心の自給率を満たす為の方法 ~米と小麦のせめぎ合いから学ぶ~

【 戦争特需の穴埋めの日本 】

同じく昭和29年、アメリカでは小麦が空前の大豊作でした。

貯蔵庫も一杯になり、この年に取れた小麦を保管する場所すらありません。

故に、一時しのぎで、第二次世界大戦で使われた輸送船に保管します。

 

 

アメリカ政府が支払う倉庫代だけで、1日2億円掛かり、就任したてのアイゼンハワー大統領の「頭痛の種」になっていました。

この解消法が、先ほどの余剰農産物処理法(案)です、、、

 

そこで、35人の市場調査団を海外に派遣しますが、その一人が全米製粉協会の専務理事で、東南アジア視察のメンバーになったゴードンです。

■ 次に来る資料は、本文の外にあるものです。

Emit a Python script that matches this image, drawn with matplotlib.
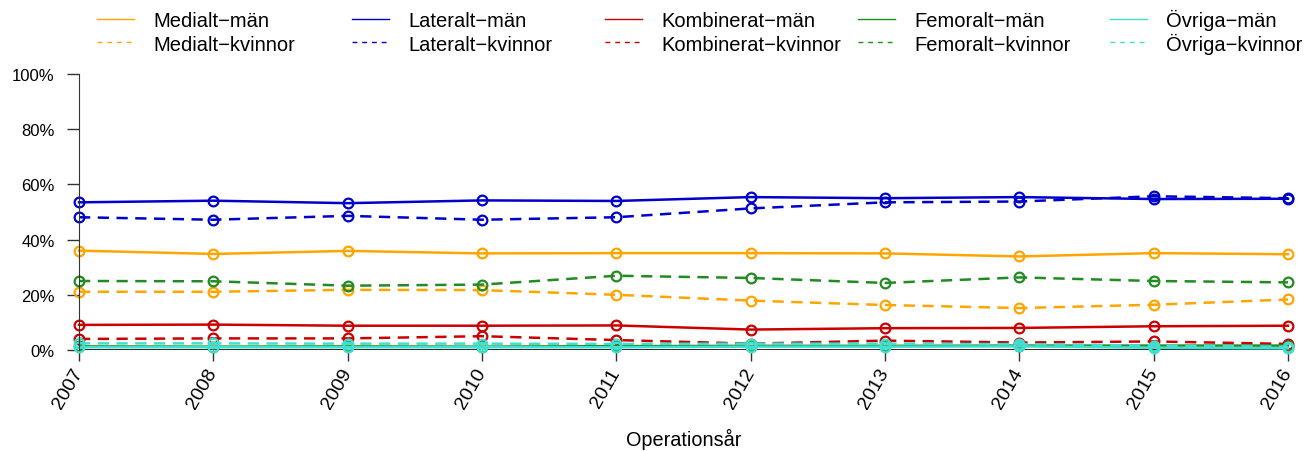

そして、ゴードンは昭和29年5月に来日し、「米価が高い」日本は、小麦を輸出する相手としては「一番有望な国」と判断します。

 

アメリカは第二次世界大戦の「兵糧」を小麦で賄いました。

また、戦後の日本の飢餓対策にも使われました。

 

しかし、朝鮮戦争終了後は、小麦の過剰が「一気に表面化」しました。

そこで、日本が市場として「目を付けられ」ました、、、

 

 

つまり、

 

アメリカの小麦は戦争特需であり・・・

戦争がなければ(戦争をしなければ)小麦が有り余る・・・

 

という事実です。

そして、一連の計画の「中枢」を担ったのが、アメリカ西部小麦連合会です。

 

【 米の消費低迷に突け込む小麦 】

昭和31年の秋、日本の米は空前の大豊作でした。

全国で40万ヘクタールの「減反」をしたにも関わらず、余剰米は530万トンに及びました。

そして、古米の処理に必要な費用は1兆円を超え、国民一人当たり1万円の負担となりました。

 

米の消費量がドンドン低迷する最中でもあり、農協と販売業者は米の消費拡大運動を始めていました。

すると、この頃、アメリカ西部小麦連合会の会長のリチャード・バウムが来日します。

バウムは、これが60回目の来日であり、東南アジアにアメリカの小麦を「売り込む」事が目的でした。

 

 

【 日本全国を駆け巡るキッチンカー 】

同じく昭和31年の秋、日本全国の農村をキッチンカーが駆け巡りました。

このキッチンカーを導入したのもバウムでした。

キッチンカーの目的は農村の主婦を呼び集め、「小麦料理」を目の前で調理し、宣伝の為に日本人に試食させる事でした。

 

そして、「栄養改善・粉食奨励」をスローガンとし、全国津々浦々の農村を4年間で2万回以上訪れ、日本人の参加者も200万人に上りました。

また、昭和29年に「学校給食法」が制定された事で、パン食の「普及拡大へ一役買った」結果になりました。

更に、日本の製粉業界とパン業界がバウムの宣伝に便乗し、米は体に悪いと「攻撃する」パンフレットも、同じ日本人の手でばら撒かれました。

 

【 密かに譲渡されたキッチンカー 】

バウムと厚生省(現:厚生労働省)はお互いに話を付け、キッチンカーを財団法人 日本食生活協会に寄贈する形が取られました。

すると、「走る栄養教室」や「動く台所」とマスコミにもてはやされました。

しかし、当時の新聞のキッチンカーの記事には、「アメリカ」の文字はどこにも書かれませんでした。

 

 

寄贈後のキッチンカーに関する総経費は、当時のお金で約1億5千万円でした。

そして、アメリカ(バウム)はキッチンカーで出す料理の一品に、「必ず小麦と大豆を使うように」と、事前に条件を出していました、、、

 

【 見放されつつある米農家 】

一方、米農家も一致団結して、米価維持などの運動を始めました。

その当時、米価を維持する為に、国の負担は6千億円になっていたので、日本政府は米の生産支援は出来ないと告げ、米価を据え置きする方針を取りました。